Dragic, ostensibly on the downslope of his career, is worth making room for. He's got a shot-type for every level of the defense, and even at a more deliberate pace than fans remember from his zippy athletic prime, he's one of the best in the business at triggering a drive-and-kick sequence by straight-lining he way deep into the paint. What triggered Miami's monstrous third-quarter surge to wipe out a 15-point Boston lead was Spoelstra scaling back some of the ball-movement in his offense and unleashing the Dragic-Adebayo two-man game, featuring Dragic sprinting around an elbow hand-off and then floating an alley-oop to his big man, or driving Theis and Kemba Walker to the baseline and then whipping a pass into the heart of the defense for a cathartic Adebayo dunk. With Boston counterpunching late, Dragic sank a pair of freebies to put the Heat ahead and then rainbowed home that absurd step-back to gain a two-shot cushion Miami would not relinquish.

Butler talked after the game about how the work Dragic did on the offensive end freed him to make the two stellar defensive plays down the stretch that helped sink the swooning Celtics, to be an energy guy who locks in primarily on that end, while Dragic does the work of setting the table and making sure everyone is in the right place and comfortable and confident in Miami's offense. That's a big job, and the rewards are doubled when taking it on relieves one of the league's premier defenders from those responsibilities. Spoelstra highlighted the importance of Dragic's ability to make something from nothing against as fundamentally solid a defense as Boston's.

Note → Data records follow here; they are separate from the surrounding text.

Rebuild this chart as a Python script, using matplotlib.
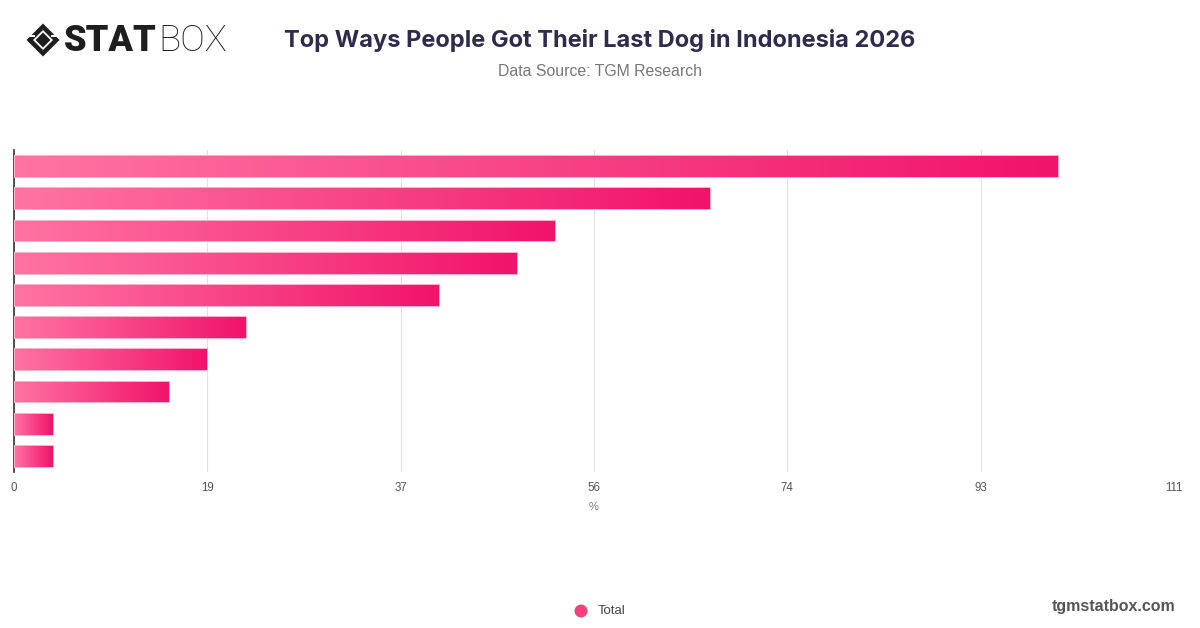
import matplotlib
matplotlib.use("Agg")
import matplotlib.pyplot as plt
import numpy as np
from matplotlib.colors import LinearSegmentedColormap
from matplotlib.patches import Polygon, Ellipse

# ---- data ----
categories = ["Cat 1", "Cat 2", "Cat 3", "Cat 4", "Cat 5",
              "Cat 6", "Cat 7", "Cat 8", "Cat 9", "Cat 10"]
values = [99.9, 66.6, 51.8, 48.1, 40.7, 22.2, 18.5, 14.8, 3.7, 3.7]
tick_values = [0, 18.5, 37, 55.5, 74, 92.5, 111]
tick_labels = ["0", "19", "37", "56", "74", "93", "111"]
series_name = "Total"

title = "Top Ways People Got Their Last Dog in Indonesia 2026"
subtitle = "Data Source: TGM Research"

W, H = 1200, 628
fig = plt.figure(figsize=(W / 100, H / 100), dpi=100)
fig.patch.set_facecolor("white")

ax = fig.add_axes([14 / W, 1 - 472 / H, 1160 / W, 322 / H])
cmap = LinearSegmentedColormap.from_list("pinkgrad", ["#ff74a3", "#f2136a"])
grad = np.linspace(0, 1, 512).reshape(1, -1)

bar_h = 0.68
ypos = np.arange(len(categories))
bars = ax.barh(ypos, values, height=bar_h, facecolor="#ff74a3",
               edgecolor="#ffa9c6", linewidth=0.8, zorder=2)
for rect, y, v in zip(bars, ypos, values):
    im = ax.imshow(grad, cmap=cmap, aspect="auto",
                   extent=[0, v, y + bar_h / 2 + 0.1, y - bar_h / 2 - 0.1],
                   zorder=3, interpolation="bilinear")
    im.set_clip_path(rect)
ax.barh(ypos, values, height=bar_h, facecolor="none",
        edgecolor="#ffb3cd", linewidth=0.7, zorder=4)

ax.set_xlim(0, 111)
ax.set_ylim(len(categories) - 0.5, -0.5)
ax.set_xticks(tick_values)
ax.set_xticklabels(tick_labels)
ax.set_yticks([])
ax.grid(axis="x", color="#e2e2e2", linewidth=0.8, zorder=0)
ax.set_axisbelow(True)
for s in ["top", "right", "bottom"]:
    ax.spines[s].set_visible(False)
ax.spines["left"].set_color("#333333")
ax.spines["left"].set_linewidth(1.2)
ax.spines["left"].set_zorder(1)
ax.tick_params(axis="x", length=0, pad=7, labelsize=8.3, labelcolor="#555555")
for lab in ax.get_xticklabels():
    lab.set_fontfamily("Liberation Sans")
ax.set_xlabel("%", fontsize=8, color="#777777", labelpad=6,
              fontfamily="Liberation Sans")

# ---- title / subtitle ----
fig.text(600 / W, 1 - 40 / H, title, ha="center", va="center",
         fontsize=17, fontweight="bold", color="#2f2b4d", fontfamily="Inter")
fig.text(600 / W, 1 - 71 / H, subtitle, ha="center", va="center",
         fontsize=11.4, color="#777777", fontfamily="Liberation Sans")

# ---- logo ----
lax = fig.add_axes([0, 1 - 80 / H, 300 / W, 80 / H])
lax.set_xlim(0, 300)
lax.set_ylim(80, 0)
lax.axis("off")
cx, cy, r = 43, 40, 16.5
lax.add_patch(Polygon([[cx, cy - r], [cx + r, cy], [cx, cy + r], [cx - r, cy]],
                      closed=True, facecolor="#1e1e1e"))
ri = 10
lax.add_patch(Polygon([[cx, cy - ri], [cx + ri, cy], [cx, cy + ri], [cx - ri, cy]],
                      closed=True, facecolor="white"))
ri2 = 7.5
lax.add_patch(Polygon([[cx, cy - ri2], [cx + ri2, cy], [cx, cy + ri2], [cx - ri2, cy]],
                      closed=True, facecolor="#1e1e1e"))
lax.plot([cx - r + 3, cx - ri + 1], [cy - 4, cy - 4], color="white", lw=1.5)
lax.plot([cx + ri - 1, cx + r - 3], [cy - 4, cy - 4], color="white", lw=1.5)
lax.text(64, 41, "STAT", ha="left", va="center", fontsize=26,
         fontweight="black", color="#1e1e1e", fontfamily="Roboto")
lax.text(158, 41, "BOX", ha="left", va="center", fontsize=26.5,
         fontweight="light", color="#1e1e1e", fontfamily="Roboto")

# ---- legend ----
fig.text(598 / W, 1 - 611 / H, series_name, ha="left", va="center",
         fontsize=9.5, color="#444444", fontfamily="Liberation Sans")
fig.patches.append(Ellipse((581 / W, 1 - 611 / H), 13 / W, 13 / H,
                           transform=fig.transFigure, facecolor="#f7417f",
                           edgecolor="none"))

fig.text(1175 / W, 1 - 606 / H, "tgmstatbox.com", ha="right", va="center",
         fontsize=11.5, fontweight="bold", color="#555555",
         fontfamily="Liberation Sans")

fig.savefig("out.png", dpi=100, facecolor="white")
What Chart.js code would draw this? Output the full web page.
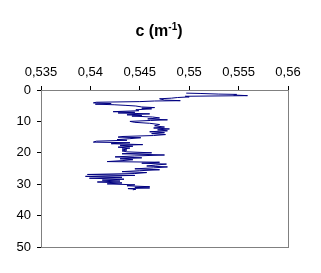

It's just a very cool world we find ourselves in after two games of the Eastern Conference Finals: the Heat are the NBA team that is closest to a Finals berth, and their most important offensive player is the wily old veteran role-player, juicing them up with dynamic ball-handling when they get bogged down, and bailing them out with big shots when they start foundering. This is an unusual look for a team buzzsawing its way to a 10-1 playoff record, but it rules all the harder for its weirdness. Zone defense, a reclamation shooter, the unshackled all-court ambitions of a rim-running center, a no-nonsense Slovenian to stir the pot, and Jim Ass. Fuck it, man. Go Heat.